Tous les chemins mènent au cinéma ! Ce n’est pas Rupert Sanders qui dira le contraire. Le réalisateur britannique, qui a fait ses classes dans le monde de la pub, revient cette semaine avec une nouvelle adaptation. Après celle de Blanche-Neige en 2012, c’est au tour du manga culte Ghost in the Shell de passer entre ses mains. Le film sort aujourd’hui dans les salles. Il met en scène une Scarlett Johansson au sommet de sa forme, au cœur d’une aventure originale mêlant suspens, thriller et science-fiction.

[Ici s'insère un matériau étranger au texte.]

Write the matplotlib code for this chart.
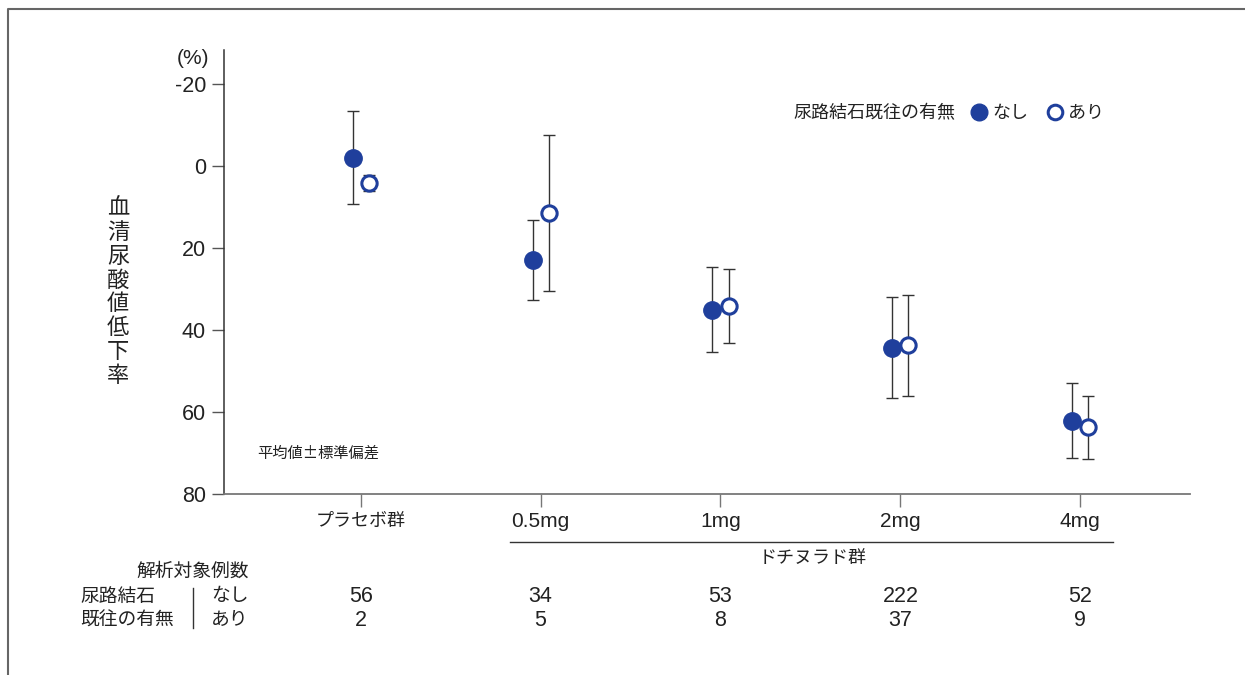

Les bras mécaniques d’une technologie dernier cri porte le cerveau d’une jeune femme inconnue. Il vient d’être retiré du crâne de son corps de chair et de sang. Son nouvel habitat sera celui d’une machine dont le squelette inerte attend déjà à côté. L’expérience est décrite comme la première du genre. Elle s’inscrit dans l’évolution d’un monde où les trois quarts de l’humanité sont désormais équipés d’implants cybernétiques. Et ce, afin d’accroître leurs différentes capacités. Vision nocturne, bras en métal, phalanges articulées… Le monde presque entier est désormais hybride et connecté au réseau. Un réseau ou les malwares et les logiciels espions prennent vie et dépassent leur seul état logiciel.
Le Major Kusanagi (Scarlett Johansson) se réveille avec la voix du Docteur Ouelet (Juliette Binoche) dans les oreilles. Son visage est le premier qu’elle voit. À l’instar de celui d’une mère venant de donner naissance à son enfant. Après les premières secousses d’un corps qu’elle n’identifie pas encore, on retrouve Le Major un an plus tard au sommet d’un building surplombant une ville. Des hologrammes géants tutoient le ciel. Le Major est en mission spéciale pour la section 9, une unité d’élite gouvernementale. Elle se jette dans le vide afin de poursuivre sa traque pour laquelle elle fut conçue.
En filigrane, ses questions quant à sa part d’humanité, quant à son « ghost ». Autrement dit son âme. Ses questions quant aux souvenirs qui lui appartiennent vraiment. Quant à sa place dans une société dont elle se sent constamment déconnectée. Sa rencontre avec Kuze (Michael Pitt) va tout bouleversé. Qui sont en définitive ses véritables ennemis ?
Ghost in the Shell : la science-fiction a ses limites
Ghost in the Shell est un manga de Masamune Shirow publié pour la première fois au Japon en 1989. Deux nouveaux épisodes sortirent deux et huit ans plus tard. On ne compte plus ses adaptations notamment pour le jeu vidéo, ni les nombreuses séries dont il est à l’origine. Si le monde anticipé par Masamune Shirow il y a presque trente ans est encore loin d’être une réalité aujourd’hui sur le plan technologique et scientifique, il existe en revanche bel et bien quant à l’évolution des mentalités et le contexte sociétal internationale de 2017.
À la croisée d’autres productions cinématographiques d’envergure telles que Matrix, I, Robot et A.I. Intelligence artificielle, l’adaptation de Ghost in the Shell made by Rupert Sanders conserve l’aspect poétique du manga tout en réécrivant son histoire. Celle-ci devient bien moins complexe, plus accessible. Ses enseignements vont au-delà des clichés du genre. Et pour cause…
Des actes au présent qui nous définissent
Voici donc celui autour duquel s’articule tous les autres. Car si la mémoire peut défaillir, car si l’individu peut être poussé à réécrire sa propre histoire pour faire face aux obstacles tout en conservant une certaine part de nostalgie ainsi que des regrets, c’est chaque jour que tout se joue. Lui faut-il pour autant ne compter que sur la technologie pour mener sa quête à bien ? Sachant que la technologie n’est en l’espèce qu’un prétexte, une métaphore de ce qui est extérieur à l’individu, de ce qui ne relève pas de ses propres aptitudes à développer de lui-même ses propres atouts.
Dans un monde où la responsabilité individuelle n’a jamais été aussi déterminante, non seulement pour l’individu lui-même mais aussi pour la société toute entière, le film Ghost in the Shell offre une perspective et une réflexion qui méritent une attention particulière. La finalité ? Sans doute remettre les choses à l’endroit, définir un amont de l’évolution plus cohérent, plus porteur, moins fragile. Sans doute permettre à chacun de révéler l’inconscient qui sommeille et dont l’expression concrète tiendrait à sa toute première capacité : celle de projection pour, à travers l’autre, et en tout premier lieu, lui-même.